In typical applications of quantum chemistry, a single or a few calculations are usually not sufficient. Instead, more complicated workflows are needed, in which a series of interrelated computational tasks is performed. In particular multiscale simulations, which combine different levels of accuracy, require a large number of individual calculations that depend on each other.
To automate such workflows, we have developed PyADF, a scripting framework for quantum chemistry. It handles all steps necessary in a typical workflow in quantum chemistry and is easily extensible. PyADF is written in the Python programming language and is interfaced to a number of different program packages, most importantly ADF, Dalton, Dirac, and NWChem.
The calculation of vibrational spectra of large (bio-)molecules is not only demanding in terms of computational resources, but the resulting spectra are also difficult to analyze: Many close-lying normal modes contribute to each observed peak, and each of these normal modes is usually delocalized over the whole molecule.

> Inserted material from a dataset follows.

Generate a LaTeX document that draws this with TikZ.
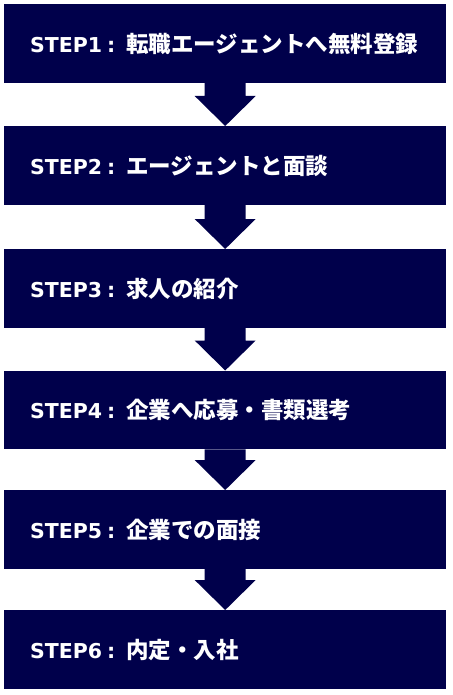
\documentclass[tikz,border=0pt]{standalone}
\usepackage{fontspec}
\newfontfamily\latf{DejaVu Sans}
\newfontfamily\cjkf{Noto Sans CJK JP}
\usetikzlibrary{calc}
\definecolor{navy}{RGB}{0,0,75}
\tikzset{
  stepbox/.style={fill=navy, draw=none, rectangle, minimum width=442pt, minimum height=78.5pt, inner sep=0pt, anchor=north west},
  steptext/.style={text=white, anchor=base west, inner sep=0pt, font=\bfseries}
}
\newcommand\steplabel[2]{\makebox[96pt][l]{\latf\fontsize{20.5pt}{24pt}\selectfont #1\hspace{5pt}:}{\cjkf\fontsize{22.5pt}{26pt}\selectfont #2}}
\newcommand\steparrow[2]{%
  \fill[navy] ([xshift=-20.5pt]#1.south) -- ([xshift=20.5pt]#1.south)
    -- ([xshift=20.5pt,yshift=30pt]#2.north) -- ([xshift=30.5pt,yshift=30pt]#2.north)
    -- (#2.north)
    -- ([xshift=-30.5pt,yshift=30pt]#2.north) -- ([xshift=-20.5pt,yshift=30pt]#2.north) -- cycle;}
\begin{document}
\begin{tikzpicture}[x=1pt,y=-1pt]
\useasboundingbox[fill=white] (0,0) rectangle (452,695);
\node[stepbox] (s1) at (4,4) {};
\node[stepbox] (s2) at (4,126) {};
\node[stepbox] (s3) at (4,249) {};
\node[stepbox] (s4) at (4,370.5) {};
\node[stepbox] (s5) at (4,490) {};
\node[stepbox] (s6) at (4,610) {};
\node[steptext] (t1) at ($(s1.west)+(26,9)$) {\steplabel{STEP1}{転職エージェントへ無料登録}};
\node[steptext] (t2) at ($(s2.west)+(26,9)$) {\steplabel{STEP2}{エージェントと面談}};
\node[steptext] (t3) at ($(s3.west)+(26,9)$) {\steplabel{STEP3}{求人の紹介}};
\node[steptext] (t4) at ($(s4.west)+(26,9)$) {\steplabel{STEP4}{企業へ応募・書類選考}};
\node[steptext] (t5) at ($(s5.west)+(26,9)$) {\steplabel{STEP5}{企業での面接}};
\node[steptext] (t6) at ($(s6.west)+(26,9)$) {\steplabel{STEP6}{内定・入社}};
\steparrow{s1}{s2}
\steparrow{s2}{s3}
\steparrow{s3}{s4}
\steparrow{s4}{s5}
\steparrow{s5}{s6}
\end{tikzpicture}
\end{document}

To address this problem, we have developed an methodology for localizing normal modesand have shown how this makes an intuitive analysis of calculated vibrational spectra of polypeptides and proteins possible.
LocVib is a set of Python scripts for performing such an analysis in terms of localized vibrations.
Over the past years, we have contributed mainly to the implementation of the frozen-density embedding (FDE) scheme in ADF. The new implementation that became available in ADF2007, allows for a very flexible setup employing many fragments that can each be treated using different levels of accuracy.
In addition, we have developed implemented a scheme for embedding a wave-function theory (WFT) based description in a DFT environment. This WFT-in-DFT embedding implementation currently relies on ADF for the DFT part as well as for calculating the embedding potential.
Together with Andre Gomes (Lille) and Lucas Visscher (Amsterdam) we are working on the implementation of embedding schemes in DIRAC, that allow to include the effect of an environment described with density-functional theory in the very accurate relativistic calculations possible with DIRAC.